DIRECTIONS: Below are entries; repeat exactly, and nothing else, the lines from the one holding "Give me the Chart.js source for this chart." through the one holding "const greenFill = dotPattern('#00b050');", inclusive. Leave the pictures out.

Rows from a dataset of charts and code:
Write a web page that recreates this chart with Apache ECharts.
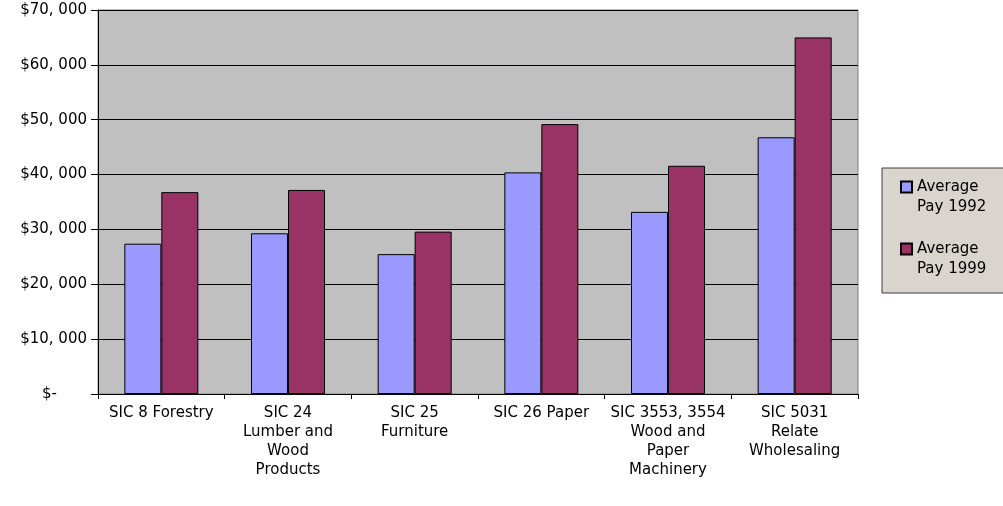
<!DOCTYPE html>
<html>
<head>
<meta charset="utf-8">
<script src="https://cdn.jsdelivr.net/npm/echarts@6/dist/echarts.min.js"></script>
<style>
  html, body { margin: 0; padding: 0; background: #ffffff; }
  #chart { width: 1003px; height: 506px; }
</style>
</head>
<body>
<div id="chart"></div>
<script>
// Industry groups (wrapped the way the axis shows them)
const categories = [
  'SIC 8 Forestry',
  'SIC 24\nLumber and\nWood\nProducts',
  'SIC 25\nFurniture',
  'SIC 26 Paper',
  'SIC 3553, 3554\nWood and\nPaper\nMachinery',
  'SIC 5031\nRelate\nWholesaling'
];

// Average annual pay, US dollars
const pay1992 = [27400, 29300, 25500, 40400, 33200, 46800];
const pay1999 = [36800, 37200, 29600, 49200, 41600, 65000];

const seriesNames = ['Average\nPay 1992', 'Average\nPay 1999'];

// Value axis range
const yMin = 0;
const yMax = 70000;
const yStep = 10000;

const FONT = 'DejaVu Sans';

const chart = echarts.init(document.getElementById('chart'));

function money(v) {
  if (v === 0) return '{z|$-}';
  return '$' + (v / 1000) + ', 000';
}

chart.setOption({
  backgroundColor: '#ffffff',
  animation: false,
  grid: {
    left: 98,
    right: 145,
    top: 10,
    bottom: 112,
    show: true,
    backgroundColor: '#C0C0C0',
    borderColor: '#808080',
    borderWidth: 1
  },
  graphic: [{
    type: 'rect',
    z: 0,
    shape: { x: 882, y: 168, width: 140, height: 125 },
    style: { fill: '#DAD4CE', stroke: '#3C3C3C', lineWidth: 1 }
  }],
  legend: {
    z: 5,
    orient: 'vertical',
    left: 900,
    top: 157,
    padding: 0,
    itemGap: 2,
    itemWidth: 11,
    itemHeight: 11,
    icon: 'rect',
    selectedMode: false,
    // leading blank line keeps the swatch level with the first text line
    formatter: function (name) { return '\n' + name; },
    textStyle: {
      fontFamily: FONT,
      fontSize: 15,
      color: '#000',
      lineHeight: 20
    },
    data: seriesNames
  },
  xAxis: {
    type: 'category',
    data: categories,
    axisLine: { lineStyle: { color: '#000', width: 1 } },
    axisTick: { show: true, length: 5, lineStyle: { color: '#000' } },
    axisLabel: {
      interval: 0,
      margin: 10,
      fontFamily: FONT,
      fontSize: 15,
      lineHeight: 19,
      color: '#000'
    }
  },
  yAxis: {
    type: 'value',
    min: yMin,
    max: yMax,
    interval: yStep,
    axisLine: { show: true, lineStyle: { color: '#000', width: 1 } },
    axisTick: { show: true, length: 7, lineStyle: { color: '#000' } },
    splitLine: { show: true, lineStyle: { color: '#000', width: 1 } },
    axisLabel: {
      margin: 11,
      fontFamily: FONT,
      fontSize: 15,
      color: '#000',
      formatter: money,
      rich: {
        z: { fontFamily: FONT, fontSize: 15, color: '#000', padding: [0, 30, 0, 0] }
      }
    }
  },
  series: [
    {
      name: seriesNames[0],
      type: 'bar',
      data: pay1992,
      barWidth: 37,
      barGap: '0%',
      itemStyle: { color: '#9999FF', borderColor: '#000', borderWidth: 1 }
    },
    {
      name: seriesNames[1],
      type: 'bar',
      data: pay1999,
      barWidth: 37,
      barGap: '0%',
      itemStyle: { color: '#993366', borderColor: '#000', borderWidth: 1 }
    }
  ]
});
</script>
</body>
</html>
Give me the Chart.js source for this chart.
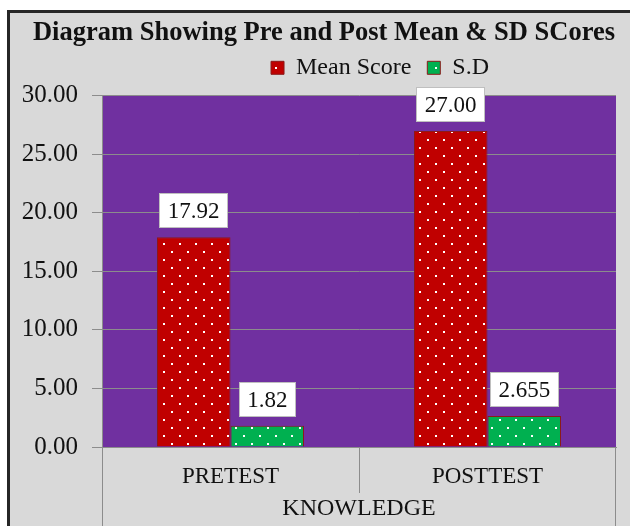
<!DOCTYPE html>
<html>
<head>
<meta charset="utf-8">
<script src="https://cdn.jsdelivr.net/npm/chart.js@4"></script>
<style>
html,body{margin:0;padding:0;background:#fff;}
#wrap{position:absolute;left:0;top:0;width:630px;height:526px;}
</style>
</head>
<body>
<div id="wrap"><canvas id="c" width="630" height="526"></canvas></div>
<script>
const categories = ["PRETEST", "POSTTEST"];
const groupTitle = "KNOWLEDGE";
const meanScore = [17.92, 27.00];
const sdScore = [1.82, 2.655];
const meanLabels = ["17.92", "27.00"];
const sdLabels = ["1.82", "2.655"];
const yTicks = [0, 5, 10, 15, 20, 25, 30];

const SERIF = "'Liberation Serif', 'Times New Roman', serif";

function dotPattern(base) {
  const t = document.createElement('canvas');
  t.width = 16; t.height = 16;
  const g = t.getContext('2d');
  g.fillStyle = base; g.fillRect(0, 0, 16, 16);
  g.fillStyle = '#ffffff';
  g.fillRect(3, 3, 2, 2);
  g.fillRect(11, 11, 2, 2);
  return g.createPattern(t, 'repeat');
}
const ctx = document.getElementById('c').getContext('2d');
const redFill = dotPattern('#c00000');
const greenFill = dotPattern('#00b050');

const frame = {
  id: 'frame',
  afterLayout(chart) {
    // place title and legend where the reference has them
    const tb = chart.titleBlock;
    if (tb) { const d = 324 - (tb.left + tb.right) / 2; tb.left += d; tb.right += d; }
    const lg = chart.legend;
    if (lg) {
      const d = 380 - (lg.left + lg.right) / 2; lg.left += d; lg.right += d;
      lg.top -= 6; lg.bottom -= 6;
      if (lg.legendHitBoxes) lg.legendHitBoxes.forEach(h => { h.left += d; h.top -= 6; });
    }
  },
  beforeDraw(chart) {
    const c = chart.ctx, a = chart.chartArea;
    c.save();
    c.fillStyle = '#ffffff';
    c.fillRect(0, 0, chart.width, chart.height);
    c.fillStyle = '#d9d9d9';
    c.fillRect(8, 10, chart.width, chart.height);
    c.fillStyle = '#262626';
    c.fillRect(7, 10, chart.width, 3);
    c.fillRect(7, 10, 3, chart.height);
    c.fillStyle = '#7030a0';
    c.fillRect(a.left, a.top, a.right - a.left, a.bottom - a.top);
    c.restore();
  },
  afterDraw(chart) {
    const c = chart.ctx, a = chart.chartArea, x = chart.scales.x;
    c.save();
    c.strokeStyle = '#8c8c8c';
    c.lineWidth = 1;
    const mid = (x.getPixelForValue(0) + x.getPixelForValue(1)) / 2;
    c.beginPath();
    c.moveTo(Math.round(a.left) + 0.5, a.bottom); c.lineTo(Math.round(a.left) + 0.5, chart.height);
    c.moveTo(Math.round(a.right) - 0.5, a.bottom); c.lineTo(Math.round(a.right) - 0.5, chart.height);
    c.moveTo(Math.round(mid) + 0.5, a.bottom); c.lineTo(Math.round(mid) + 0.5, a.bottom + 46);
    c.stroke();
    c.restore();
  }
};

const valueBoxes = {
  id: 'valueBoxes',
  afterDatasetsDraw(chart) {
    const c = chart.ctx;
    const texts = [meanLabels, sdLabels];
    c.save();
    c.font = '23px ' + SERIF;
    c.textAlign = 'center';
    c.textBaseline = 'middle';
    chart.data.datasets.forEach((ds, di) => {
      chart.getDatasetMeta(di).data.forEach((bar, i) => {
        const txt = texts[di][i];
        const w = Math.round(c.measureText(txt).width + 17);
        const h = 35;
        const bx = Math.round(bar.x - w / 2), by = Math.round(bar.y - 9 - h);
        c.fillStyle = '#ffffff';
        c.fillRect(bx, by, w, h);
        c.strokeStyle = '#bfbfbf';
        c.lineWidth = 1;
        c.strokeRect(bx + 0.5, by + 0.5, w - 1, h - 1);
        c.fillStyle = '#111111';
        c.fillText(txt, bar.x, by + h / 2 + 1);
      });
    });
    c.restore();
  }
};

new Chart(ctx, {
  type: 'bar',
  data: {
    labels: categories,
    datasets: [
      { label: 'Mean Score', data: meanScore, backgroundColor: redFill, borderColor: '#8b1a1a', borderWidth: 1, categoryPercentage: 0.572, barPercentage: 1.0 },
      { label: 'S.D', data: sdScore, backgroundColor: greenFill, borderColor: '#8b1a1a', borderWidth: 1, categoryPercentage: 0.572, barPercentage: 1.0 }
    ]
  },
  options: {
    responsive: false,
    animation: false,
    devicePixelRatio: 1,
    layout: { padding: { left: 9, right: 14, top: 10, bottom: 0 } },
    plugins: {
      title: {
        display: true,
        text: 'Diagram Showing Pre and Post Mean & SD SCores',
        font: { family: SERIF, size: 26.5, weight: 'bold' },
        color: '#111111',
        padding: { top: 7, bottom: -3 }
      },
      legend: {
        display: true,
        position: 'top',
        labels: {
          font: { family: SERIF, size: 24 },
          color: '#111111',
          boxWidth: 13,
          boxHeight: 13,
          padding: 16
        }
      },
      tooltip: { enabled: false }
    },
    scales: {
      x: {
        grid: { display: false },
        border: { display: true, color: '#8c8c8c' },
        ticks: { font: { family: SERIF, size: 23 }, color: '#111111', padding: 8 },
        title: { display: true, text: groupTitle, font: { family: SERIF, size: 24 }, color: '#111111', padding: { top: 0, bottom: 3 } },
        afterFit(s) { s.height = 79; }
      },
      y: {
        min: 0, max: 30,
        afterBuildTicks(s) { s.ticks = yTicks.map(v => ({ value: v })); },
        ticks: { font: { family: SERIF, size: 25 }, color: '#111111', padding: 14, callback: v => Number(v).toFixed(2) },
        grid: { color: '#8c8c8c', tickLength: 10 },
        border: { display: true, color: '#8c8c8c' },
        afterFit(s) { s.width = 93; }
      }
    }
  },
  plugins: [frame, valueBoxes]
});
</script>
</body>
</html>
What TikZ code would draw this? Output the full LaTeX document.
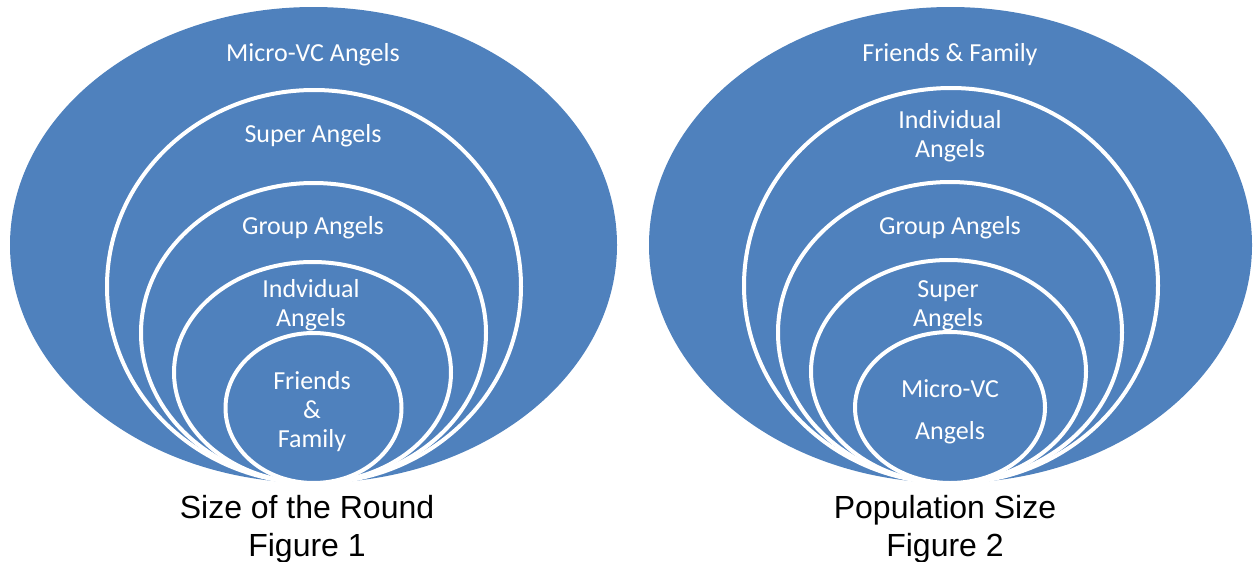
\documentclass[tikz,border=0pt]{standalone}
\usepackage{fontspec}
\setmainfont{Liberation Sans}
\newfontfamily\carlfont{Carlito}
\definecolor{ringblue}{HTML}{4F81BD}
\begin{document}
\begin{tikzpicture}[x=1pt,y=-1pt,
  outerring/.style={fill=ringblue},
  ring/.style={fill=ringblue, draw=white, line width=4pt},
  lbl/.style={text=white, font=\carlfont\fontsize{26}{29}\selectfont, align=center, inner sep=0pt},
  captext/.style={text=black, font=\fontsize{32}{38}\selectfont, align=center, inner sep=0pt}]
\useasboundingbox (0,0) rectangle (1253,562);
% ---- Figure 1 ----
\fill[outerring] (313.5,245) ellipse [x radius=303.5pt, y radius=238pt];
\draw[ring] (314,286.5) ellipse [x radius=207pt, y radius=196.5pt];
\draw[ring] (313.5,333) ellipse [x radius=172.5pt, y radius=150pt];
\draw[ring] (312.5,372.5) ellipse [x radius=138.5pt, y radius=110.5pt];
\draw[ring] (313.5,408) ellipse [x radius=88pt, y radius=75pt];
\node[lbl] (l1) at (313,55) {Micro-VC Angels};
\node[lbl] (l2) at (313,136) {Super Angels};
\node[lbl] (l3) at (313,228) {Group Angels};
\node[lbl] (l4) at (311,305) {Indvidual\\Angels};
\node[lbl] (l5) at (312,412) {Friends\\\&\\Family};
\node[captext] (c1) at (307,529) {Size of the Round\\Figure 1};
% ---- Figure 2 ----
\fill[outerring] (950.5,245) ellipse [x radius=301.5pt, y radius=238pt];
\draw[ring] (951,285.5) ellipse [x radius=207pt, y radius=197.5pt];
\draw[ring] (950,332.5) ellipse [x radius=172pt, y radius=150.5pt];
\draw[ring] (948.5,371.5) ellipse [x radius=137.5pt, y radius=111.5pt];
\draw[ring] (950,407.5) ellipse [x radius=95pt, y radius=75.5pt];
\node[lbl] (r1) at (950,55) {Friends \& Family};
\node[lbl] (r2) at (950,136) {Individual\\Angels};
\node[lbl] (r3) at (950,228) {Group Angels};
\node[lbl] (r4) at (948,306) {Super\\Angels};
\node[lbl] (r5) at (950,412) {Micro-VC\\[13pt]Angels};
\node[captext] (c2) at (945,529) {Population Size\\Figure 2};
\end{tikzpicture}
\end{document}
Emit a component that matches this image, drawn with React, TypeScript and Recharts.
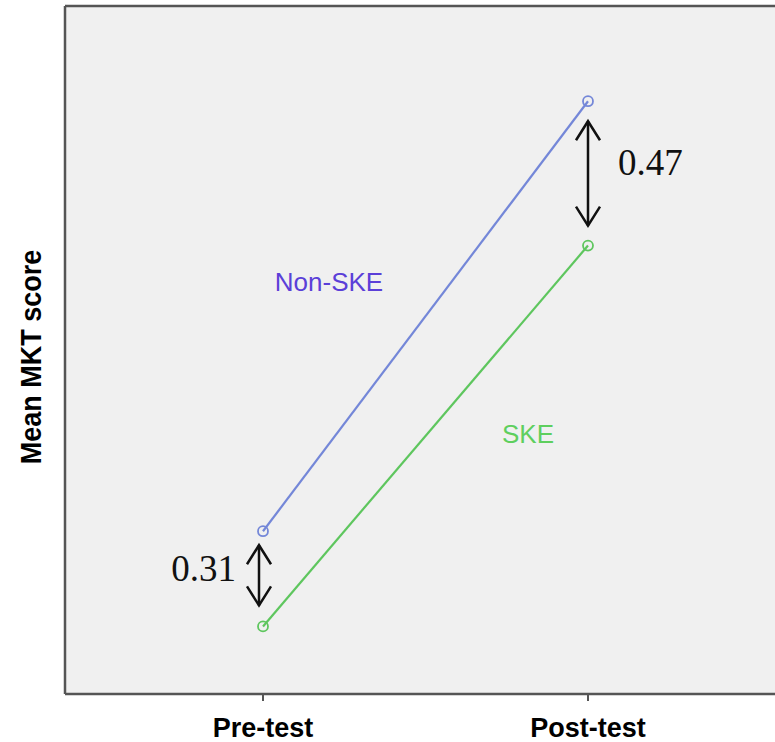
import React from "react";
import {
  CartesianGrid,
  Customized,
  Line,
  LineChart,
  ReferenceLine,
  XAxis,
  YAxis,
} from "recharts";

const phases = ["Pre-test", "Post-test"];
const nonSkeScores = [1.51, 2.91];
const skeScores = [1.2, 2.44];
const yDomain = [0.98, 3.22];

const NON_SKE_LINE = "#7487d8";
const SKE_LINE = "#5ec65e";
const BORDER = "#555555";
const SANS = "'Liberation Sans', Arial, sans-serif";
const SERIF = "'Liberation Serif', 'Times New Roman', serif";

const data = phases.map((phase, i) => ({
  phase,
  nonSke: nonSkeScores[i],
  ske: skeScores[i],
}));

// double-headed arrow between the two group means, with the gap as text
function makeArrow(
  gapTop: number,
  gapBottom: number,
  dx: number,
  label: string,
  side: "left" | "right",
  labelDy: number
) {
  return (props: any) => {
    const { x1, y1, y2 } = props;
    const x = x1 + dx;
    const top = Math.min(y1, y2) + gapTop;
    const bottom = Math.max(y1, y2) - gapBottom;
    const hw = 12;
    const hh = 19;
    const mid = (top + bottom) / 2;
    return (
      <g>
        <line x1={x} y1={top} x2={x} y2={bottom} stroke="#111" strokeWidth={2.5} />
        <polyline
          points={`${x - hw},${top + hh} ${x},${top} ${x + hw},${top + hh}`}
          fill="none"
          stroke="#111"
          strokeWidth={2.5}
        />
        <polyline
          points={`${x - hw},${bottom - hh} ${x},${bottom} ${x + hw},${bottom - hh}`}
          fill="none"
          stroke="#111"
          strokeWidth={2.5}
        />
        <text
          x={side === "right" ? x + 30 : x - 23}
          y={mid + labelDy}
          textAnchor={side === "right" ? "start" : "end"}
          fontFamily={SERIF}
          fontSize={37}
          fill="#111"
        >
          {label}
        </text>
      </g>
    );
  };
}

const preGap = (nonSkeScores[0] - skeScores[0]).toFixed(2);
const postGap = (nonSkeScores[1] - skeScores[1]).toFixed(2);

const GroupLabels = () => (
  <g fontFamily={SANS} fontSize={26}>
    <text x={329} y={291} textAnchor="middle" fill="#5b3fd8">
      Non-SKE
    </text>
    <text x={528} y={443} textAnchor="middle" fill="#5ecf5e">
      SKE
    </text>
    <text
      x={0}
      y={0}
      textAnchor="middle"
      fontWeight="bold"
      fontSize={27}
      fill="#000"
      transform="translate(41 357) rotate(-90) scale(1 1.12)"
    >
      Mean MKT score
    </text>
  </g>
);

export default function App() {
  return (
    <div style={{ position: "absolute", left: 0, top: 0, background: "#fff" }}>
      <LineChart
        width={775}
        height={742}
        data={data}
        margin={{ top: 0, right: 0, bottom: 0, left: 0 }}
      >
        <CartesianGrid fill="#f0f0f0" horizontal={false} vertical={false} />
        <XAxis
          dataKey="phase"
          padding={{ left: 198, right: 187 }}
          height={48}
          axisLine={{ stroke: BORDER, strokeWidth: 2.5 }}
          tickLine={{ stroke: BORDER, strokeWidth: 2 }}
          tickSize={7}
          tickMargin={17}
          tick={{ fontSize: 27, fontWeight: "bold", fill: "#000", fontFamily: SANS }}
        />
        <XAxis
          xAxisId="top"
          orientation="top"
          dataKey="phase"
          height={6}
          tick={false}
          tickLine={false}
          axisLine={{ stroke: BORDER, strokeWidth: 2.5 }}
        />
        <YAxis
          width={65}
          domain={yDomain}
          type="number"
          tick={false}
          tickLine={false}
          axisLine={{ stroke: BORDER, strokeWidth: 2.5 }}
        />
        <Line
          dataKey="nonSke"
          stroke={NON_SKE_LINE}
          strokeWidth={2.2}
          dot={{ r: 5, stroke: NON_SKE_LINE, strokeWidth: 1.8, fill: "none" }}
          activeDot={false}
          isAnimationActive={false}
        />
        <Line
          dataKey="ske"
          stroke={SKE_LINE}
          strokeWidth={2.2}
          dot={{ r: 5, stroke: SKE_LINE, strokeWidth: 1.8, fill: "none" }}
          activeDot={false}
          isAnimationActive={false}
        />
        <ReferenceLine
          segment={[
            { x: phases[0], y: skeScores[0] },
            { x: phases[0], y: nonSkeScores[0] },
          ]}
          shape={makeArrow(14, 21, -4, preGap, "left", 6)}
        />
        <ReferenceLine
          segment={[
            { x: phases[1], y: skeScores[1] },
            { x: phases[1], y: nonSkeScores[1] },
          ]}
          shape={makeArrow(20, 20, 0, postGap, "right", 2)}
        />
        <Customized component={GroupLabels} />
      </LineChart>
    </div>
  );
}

THE RESPONSE:
Give me the Chart.js source for this chart.
<!DOCTYPE html>
<html>
<head>
<meta charset="utf-8">
<script src="https://cdn.jsdelivr.net/npm/chart.js@4"></script>
<style>
html,body{margin:0;padding:0;background:#fff;}
#wrap{position:absolute;left:0;top:0;width:630px;height:526px;}
</style>
</head>
<body>
<div id="wrap"><canvas id="c" width="630" height="526"></canvas></div>
<script>
const categories = ["PRETEST", "POSTTEST"];
const groupTitle = "KNOWLEDGE";
const meanScore = [17.92, 27.00];
const sdScore = [1.82, 2.655];
const meanLabels = ["17.92", "27.00"];
const sdLabels = ["1.82", "2.655"];
const yTicks = [0, 5, 10, 15, 20, 25, 30];

const SERIF = "'Liberation Serif', 'Times New Roman', serif";

function dotPattern(base) {
  const t = document.createElement('canvas');
  t.width = 16; t.height = 16;
  const g = t.getContext('2d');
  g.fillStyle = base; g.fillRect(0, 0, 16, 16);
  g.fillStyle = '#ffffff';
  g.fillRect(3, 3, 2, 2);
  g.fillRect(11, 11, 2, 2);
  return g.createPattern(t, 'repeat');
}
const ctx = document.getElementById('c').getContext('2d');
const redFill = dotPattern('#c00000');
const greenFill = dotPattern('#00b050');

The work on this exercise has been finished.